Don’t take this the wrong way. As anyone who has been reading my articles can tell, I am all about the technology that enables DevOps but sometimes the greatest change in the enterprise comes from non-technical places.
To many of you reading this statement, that might be a radical concept – but when it comes to overarching changes such as implementing a DevOps program, culture is much more important than what code repository to use. DevOps in particular not only relies on changes in the technical environment, even more so in how people work together, interact and develop.
The DevOps Enterprise Summit (DOES) attracts development, operations, and business leaders from companies small and large looking for information on implementing DevOps and fundamentally changing their business. A theme which runs through every keynote speech is “you need to change the culture of your enterprise while changing the technology.” Every DOES speaker that I have heard stresses this message and discusses the cultural challenges that they have gone through.
There are three main areas of cultural change which can enable implementation of DevOps:
Teamwork and communications
First and foremost, a one-team attitude must be adopted. This applies to people from application development, infrastructure development, architecture, operations organisations, or business stakeholders. No matter the person’s specific job, satisfying the enterprise goals are everyone’s job. Equally, never say ‘it’s not my job’; although everyone comes to a project with their particular expertise, it is the team’s responsibility to successfully reach the enterprise goals.
Keep your partners close. Partners bring their own unique expertise and capabilities to the enterprise. Involving them in projects early and keeping them involved throughout will provide a new perspective. Make life challenging and exciting; engage those people who have passion and are excited by the prospect of doing something new, then challenge them to go beyond what has already been accomplished.
Leadership also needs to foster a culture where communications is critical. No skunk works allowed here; everyone on the team is kept up to date on progress and – if needs be – setbacks.
Leadership and sponsorship
Leadership’s first job is to identify roadblocks and eliminate them. Whether these roadblocks are process based – the three weeks it takes to get purchasing to read the purchase order you sent – or communication based – ‘oh, you sent me an email last week?’ – leadership must work to reduce and, or, eliminate the bottlenecks that are so prevalent in today’s IT world. To use networking terms, it is not just fostering communication within the team in an east-west manner, but also north-south between leadership and the team, executive management and the rest of the enterprise.
In the traditional model, without executive sponsorship and especially in large organisations, a major rollout will be slowed.
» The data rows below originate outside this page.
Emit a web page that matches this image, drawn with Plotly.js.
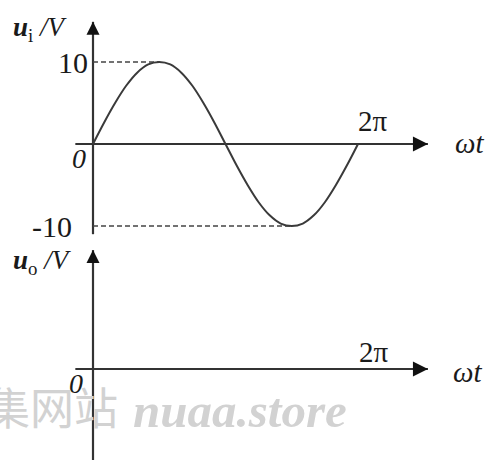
<!DOCTYPE html>
<html>
<head>
<meta charset="utf-8">
<script src="https://cdn.plot.ly/plotly-3.0.1.min.js"></script>
<style>
  html, body { margin: 0; padding: 0; background: #fff; }
  #chart { width: 493px; height: 460px; }
</style>
</head>
<body>
<div id="chart"></div>
<script>
// Input voltage u_i over one period, sampled every 15° of ωt
const phaseDeg = [0, 15, 30, 45, 60, 75, 90, 105, 120, 135, 150, 165, 180,
                  195, 210, 225, 240, 255, 270, 285, 300, 315, 330, 345, 360];
const uiVolts  = [0, 2.6, 5.0, 7.1, 8.7, 9.7, 10, 9.7, 8.7, 7.1, 5.0, 2.6, 0,
                  -2.6, -5.0, -7.1, -8.7, -9.7, -10, -9.7, -8.7, -7.1, -5.0, -2.6, 0];

// Peak and trough guides with their value labels
const peakPhaseDeg = [90, 270];
const peakVolts    = [10, -10];
const peakLabels   = ['10', '-10'];

// End of the period on the ωt axes
const periodDeg   = 360;
const periodLabel = '2π';

// ---- geometry -------------------------------------------------------
const W = 493, H = 460;
const originPx = 93;            // pixel column of ωt = 0
const degPx = 265 / 360;        // pixels per degree of ωt
const voltPx = 8.2;             // pixels per volt
const topZeroPx = 144;          // pixel row of u_i = 0
const bottomZeroPx = 369;       // pixel row of u_o = 0

const xRange    = [-originPx / degPx, (W - originPx) / degPx];
const yTopRange = [-(H - topZeroPx) / voltPx, topZeroPx / voltPx];
const yBotRange = [-(H - bottomZeroPx) / voltPx, bottomZeroPx / voltPx];

// Axis extents (data units)
const axisStartDeg = -24, axisTipDeg = 455;
const topAxisV = [-11, 14.9];
const bottomAxisV = [-12, 14.5];

const INK = '#333';
const SERIF = '"Liberation Serif", "Times New Roman", serif';

const px = (x, y) => ({ x: x / W, y: 1 - y / H });

function axisLine(xs, ys, yaxis) {
  return { x: xs, y: ys, yaxis: yaxis, mode: 'lines', hoverinfo: 'skip',
           line: { color: INK, width: 2.2 }, showlegend: false };
}
function arrowHead(x, y, yaxis, symbol, size) {
  return { x: [x], y: [y], yaxis: yaxis, mode: 'markers', hoverinfo: 'skip',
           marker: { symbol: symbol, size: size, color: '#111', line: { width: 0 } },
           showlegend: false };
}

const traces = [
  // u_i axes
  axisLine([axisStartDeg, axisTipDeg], [0, 0], 'y'),
  axisLine([0, 0], topAxisV, 'y'),
  arrowHead(axisTipDeg, 0, 'y', 'arrow-right', 15),
  arrowHead(0, topAxisV[1], 'y', 'arrow-up', 13),
  // u_o axes
  axisLine([axisStartDeg, axisTipDeg], [0, 0], 'y2'),
  axisLine([0, 0], bottomAxisV, 'y2'),
  arrowHead(axisTipDeg, 0, 'y2', 'arrow-right', 15),
  arrowHead(0, bottomAxisV[1], 'y2', 'arrow-up', 13),
  // dashed guides to the peak and trough
  ...peakVolts.map((v, i) => ({
    x: [0, peakPhaseDeg[i]], y: [v, v], yaxis: 'y', mode: 'lines', hoverinfo: 'skip',
    line: { color: '#444', width: 1.4, dash: '5px,3px' }, showlegend: false
  })),
  // the sine wave u_i
  { x: phaseDeg, y: uiVolts, yaxis: 'y', mode: 'lines', hoverinfo: 'skip',
    line: { color: '#3a3a3a', width: 2, shape: 'spline', smoothing: 1 }, showlegend: false }
];

const textFont = (size, extra) => Object.assign({ family: SERIF, size: size, color: '#1a1a1a' }, extra || {});

const annotations = [
  // value labels for peak and trough
  { x: 0, xref: 'x', y: peakVolts[0], yref: 'y', text: peakLabels[0], showarrow: false,
    xanchor: 'right', yanchor: 'middle', xshift: -3, font: textFont(30) },
  { x: 0, xref: 'x', y: peakVolts[1], yref: 'y', text: peakLabels[1], showarrow: false,
    xanchor: 'right', yanchor: 'middle', xshift: -19, font: textFont(30) },
  // period labels
  { x: periodDeg, xref: 'x', y: px(0, 121).y, yref: 'paper',
    text: periodLabel, showarrow: false, xanchor: 'center', yanchor: 'middle', xshift: 15,
    font: textFont(29) },
  { x: periodDeg, xref: 'x', y: px(0, 352).y, yref: 'paper',
    text: periodLabel, showarrow: false, xanchor: 'center', yanchor: 'middle', xshift: 16,
    font: textFont(29) },
  // origins
  Object.assign(px(79, 158), { xref: 'paper', yref: 'paper', text: '<i>0</i>', showarrow: false,
    xanchor: 'center', yanchor: 'middle', font: textFont(28) }),
  Object.assign(px(76, 383), { xref: 'paper', yref: 'paper', text: '<i>0</i>', showarrow: false,
    xanchor: 'center', yanchor: 'middle', font: textFont(28) }),
  // ωt axis titles
  Object.assign(px(469, 143), { xref: 'paper', yref: 'paper', text: '<i>ωt</i>', showarrow: false,
    xanchor: 'center', yanchor: 'middle', font: textFont(29) }),
  Object.assign(px(467, 372), { xref: 'paper', yref: 'paper', text: '<i>ωt</i>', showarrow: false,
    xanchor: 'center', yanchor: 'middle', font: textFont(29) }),
  // voltage axis titles
  Object.assign(px(11, 29), { xref: 'paper', yref: 'paper',
    text: '<b><i>u</i></b><sub>i</sub> <i>/V</i>', showarrow: false,
    xanchor: 'left', yanchor: 'middle', font: textFont(27) }),
  Object.assign(px(11, 262), { xref: 'paper', yref: 'paper',
    text: '<b><i>u</i></b><sub>o</sub> <i>/V</i>', showarrow: false,
    xanchor: 'left', yanchor: 'middle', font: textFont(27) }),
  // site mark
  Object.assign(px(-16, 406), { xref: 'paper', yref: 'paper', text: '集网站', showarrow: false,
    xanchor: 'left', yanchor: 'middle',
    font: { family: '"Noto Sans CJK SC", sans-serif', size: 44, color: '#d2d2d2' } }),
  Object.assign(px(131, 410), { xref: 'paper', yref: 'paper', text: '<b><i>nuaa.store</i></b>', showarrow: false,
    xanchor: 'left', yanchor: 'middle',
    font: { family: SERIF, size: 49, color: '#d2d2d2' } })
];

const layout = {
  width: W, height: H,
  margin: { l: 0, r: 0, t: 0, b: 0 },
  paper_bgcolor: '#fff', plot_bgcolor: '#fff',
  showlegend: false,
  xaxis: { range: xRange, visible: false, fixedrange: true },
  yaxis: { range: yTopRange, visible: false, fixedrange: true, domain: [0, 1] },
  yaxis2: { range: yBotRange, visible: false, fixedrange: true, overlaying: 'y' },
  annotations: annotations
};

Plotly.newPlot('chart', traces, layout, { staticPlot: true, displayModeBar: false });
</script>
</body>
</html>
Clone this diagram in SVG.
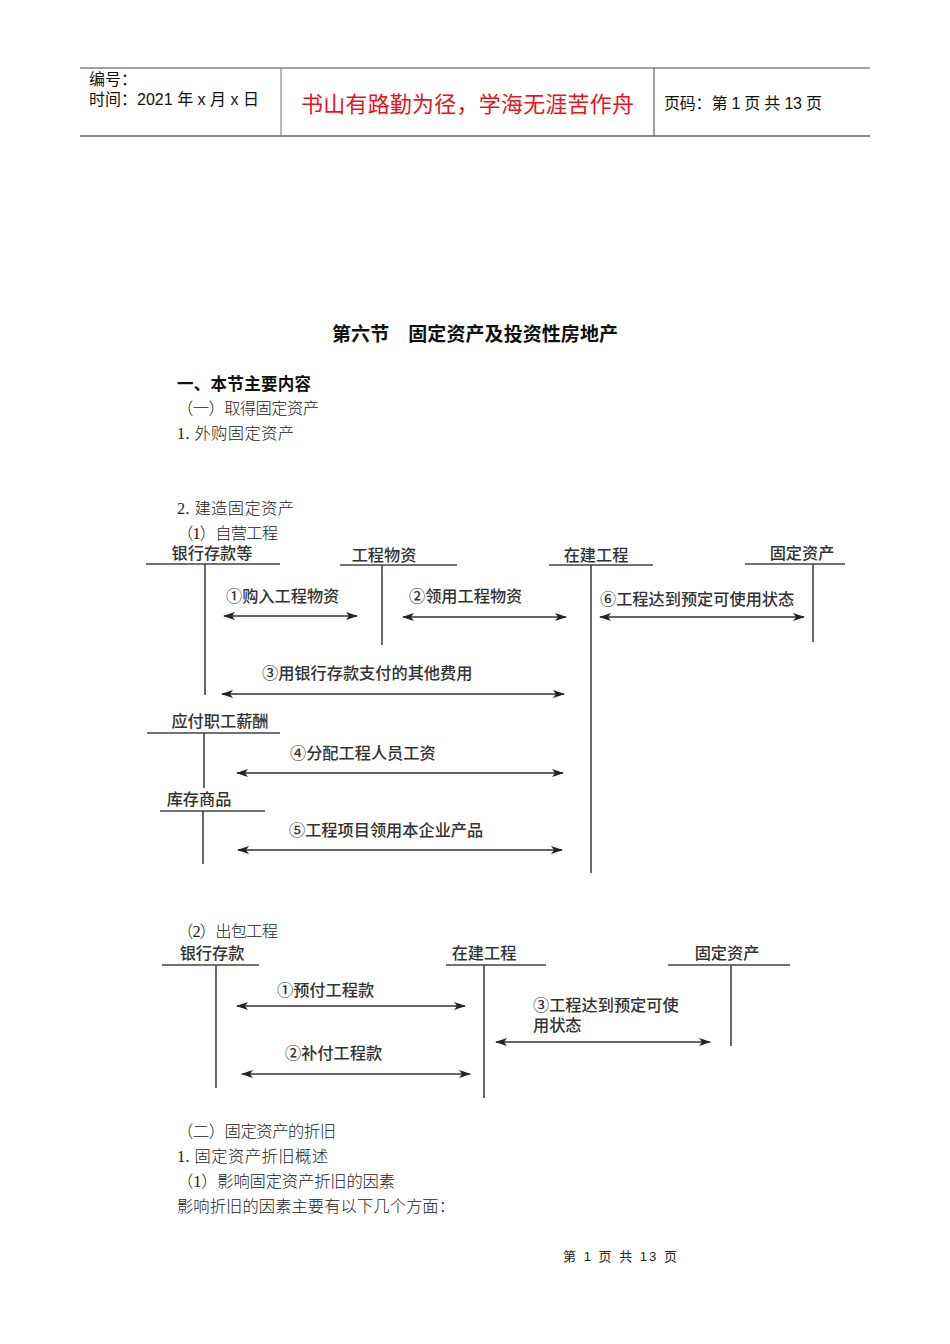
<svg xmlns="http://www.w3.org/2000/svg" width="950" height="1344" viewBox="0 0 950 1344">
  <style>
    .page { fill: #ffffff; }
    .hdr { font-family: "Liberation Sans", "Noto Sans CJK SC", sans-serif; font-size: 16px; fill: #111; }
    .motto { font-family: "Liberation Sans", "Noto Sans CJK SC", sans-serif; font-size: 22px; fill: #e8141b; }
    .body { font-family: "Liberation Serif", "Noto Sans CJK SC", serif; font-size: 16.3px; fill: #222; font-weight: 300; }
    .bold { font-family: "Liberation Serif", "Noto Sans CJK SC", serif; font-weight: 700; fill: #111; }
    .lbl { font-family: "Liberation Serif", "Noto Sans CJK SC", serif; font-size: 16.2px; fill: #333; font-weight: 500; }
    .acct { stroke: #444; stroke-width: 1.6; fill: none; }
    .flow { stroke: #333; stroke-width: 1.6; fill: none; marker-start: url(#head); marker-end: url(#head); }
    .foot { font-family: "Liberation Sans", "Noto Sans CJK SC", sans-serif; font-size: 13px; fill: #222; }
  </style>
  <defs>
    <marker id="head" viewBox="0 0 12 8" refX="11" refY="4" markerWidth="12" markerHeight="8" markerUnits="userSpaceOnUse" orient="auto-start-reverse">
      <path d="M0,0 L12,4 L0,8 L3,4 Z" fill="#222"/>
    </marker>
  </defs>

  <rect class="page" x="0" y="0" width="950" height="1344"/>

  <!-- page header -->
  <g id="header">
    <line x1="80" y1="68" x2="870" y2="68" stroke="#444" stroke-width="1"/>
    <line x1="80" y1="136" x2="870" y2="136" stroke="#888" stroke-width="2"/>
    <line x1="281" y1="68" x2="281" y2="136" stroke="#777" stroke-width="1"/>
    <line x1="654" y1="68" x2="654" y2="136" stroke="#444" stroke-width="1"/>
    <text class="hdr" x="89" y="85">编号：</text>
    <text class="hdr" x="89" y="105" textLength="170">时间：2021 年 x 月 x 日</text>
    <text class="motto" x="301" y="112" textLength="333">书山有路勤为径，学海无涯苦作舟</text>
    <text class="hdr" x="664" y="109" textLength="158">页码：第 1 页  共 13 页</text>
  </g>

  <!-- headings and body text -->
  <g id="text-top">
    <text class="bold" x="332" y="341" font-size="19" textLength="286">第六节　固定资产及投资性房地产</text>
    <text class="bold" x="177" y="390" font-size="16.5" textLength="134">一、本节主要内容</text>
    <text class="body" x="177" y="414" textLength="142">（一）取得固定资产</text>
    <text class="body" x="177" y="439" textLength="117">1. 外购固定资产</text>
    <text class="body" x="177" y="514" textLength="117">2. 建造固定资产</text>
    <text class="body" x="177" y="539" textLength="101">（1）自营工程</text>
  </g>

  <!-- self-built project: T accounts -->
  <g id="acct-bank">
    <text class="lbl" x="212" y="559" text-anchor="middle">银行存款等</text>
    <path class="acct" d="M146,564 H280 M205,564 V695"/>
  </g>
  <g id="acct-materials">
    <text class="lbl" x="384" y="561" text-anchor="middle">工程物资</text>
    <path class="acct" d="M340,565 H457 M382,565 V645"/>
  </g>
  <g id="acct-cip">
    <text class="lbl" x="596" y="561" text-anchor="middle">在建工程</text>
    <path class="acct" d="M549,565 H653 M591,565 V873"/>
  </g>
  <g id="acct-fixed">
    <text class="lbl" x="802" y="559" text-anchor="middle">固定资产</text>
    <path class="acct" d="M745,564 H845 M813,564 V642"/>
  </g>
  <g id="acct-payroll">
    <text class="lbl" x="220" y="727" text-anchor="middle">应付职工薪酬</text>
    <path class="acct" d="M147,733 H280 M204,733 V788"/>
  </g>
  <g id="acct-goods">
    <text class="lbl" x="199" y="805" text-anchor="middle">库存商品</text>
    <path class="acct" d="M160,811 H265 M203,811 V864"/>
  </g>

  <!-- self-built project: entries -->
  <g id="connectors-1">
    <line class="flow" x1="224" y1="616" x2="357" y2="616"/>
    <text class="lbl" x="226" y="602">①购入工程物资</text>
    <line class="flow" x1="403" y1="617" x2="566" y2="617"/>
    <text class="lbl" x="409" y="602">②领用工程物资</text>
    <line class="flow" x1="600" y1="617" x2="804" y2="617"/>
    <text class="lbl" x="600" y="605">⑥工程达到预定可使用状态</text>
    <line class="flow" x1="222" y1="694" x2="564" y2="694"/>
    <text class="lbl" x="262" y="679">③用银行存款支付的其他费用</text>
    <line class="flow" x1="237" y1="773" x2="563" y2="773"/>
    <text class="lbl" x="290" y="759">④分配工程人员工资</text>
    <line class="flow" x1="238" y1="850" x2="562" y2="850"/>
    <text class="lbl" x="289" y="836">⑤工程项目领用本企业产品</text>
  </g>

  <text class="body" x="177" y="937" textLength="101">（2）出包工程</text>

  <!-- contracted project: T accounts -->
  <g id="acct2-bank">
    <text class="lbl" x="212" y="959" text-anchor="middle">银行存款</text>
    <path class="acct" d="M162,965 H259 M216,965 V1088"/>
  </g>
  <g id="acct2-cip">
    <text class="lbl" x="484" y="959" text-anchor="middle">在建工程</text>
    <path class="acct" d="M446,965 H546 M484,965 V1098"/>
  </g>
  <g id="acct2-fixed">
    <text class="lbl" x="727" y="959" text-anchor="middle">固定资产</text>
    <path class="acct" d="M668,965 H790 M731,965 V1046"/>
  </g>

  <!-- contracted project: entries -->
  <g id="connectors-2">
    <line class="flow" x1="237" y1="1006" x2="465" y2="1006"/>
    <text class="lbl" x="277" y="996">①预付工程款</text>
    <line class="flow" x1="242" y1="1074" x2="470" y2="1074"/>
    <text class="lbl" x="285" y="1059">②补付工程款</text>
    <line class="flow" x1="496" y1="1042" x2="710" y2="1042"/>
    <text class="lbl" x="533" y="1011">③工程达到预定可使</text>
    <text class="lbl" x="533" y="1031">用状态</text>
  </g>

  <g id="text-bottom">
    <text class="body" x="177" y="1137" textLength="159">（二）固定资产的折旧</text>
    <text class="body" x="177" y="1162" textLength="151">1. 固定资产折旧概述</text>
    <text class="body" x="177" y="1187" textLength="218">（1）影响固定资产折旧的因素</text>
    <text class="body" x="177" y="1212" textLength="278">影响折旧的因素主要有以下几个方面：</text>
  </g>

  <text class="foot" x="563" y="1261" textLength="114" xml:space="preserve">第 1 页 共 13 页</text>
</svg>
When it comes to DevOps, executive sponsorship can be helpful in terms of funding and communicating to the rest of the organisation, but growing the effort at the grass roots level is how DevOps implementations expand. When a DevOps team member sits down to lunch with his or her friend from another development group and talks about how great things are going…well, you get the picture.
Starting up and growing
One team buying in doesn’t guarantee growth, but you have to start somewhere. DevOps in every instance that I have heard of started with one development group and the operations staff that supported them. No grand, big bang implementation of DevOps can work because it requires people of all types to buy in and get used to doing things differently.
Engineers, developers, operation support, techies of all types like to innovate. Technologists see value in doing something new that benefits them and their organisation. A representative of banking firm Capital One, when speaking about the value of DevOps to their engineering staff, was recently quoted as saying “the intrinsic value for engineers is so high, they’ll even willingly deal with lawyers.”
Crucially, DevOps should be fun. Schedule events to get other people involved – not stodgy speeches, but interactive events. Target senior group managers Heather Mickman and Ross Clanton have spoken twice at DOES and have stressed the importance of what they call “DevOps days” – events in growing awareness and interest in joining the wave of DevOps at Target.
Ultimately there are a number of key technologies and methodologies that need to be brought to bear in order to enable DevOps in the enterprise. But while we are implementing cloud environments, common code repositories, agile development practices and infrastructure as code, we need to keep in mind that the cultural aspects of DevOps implementation are just as important, if not more so.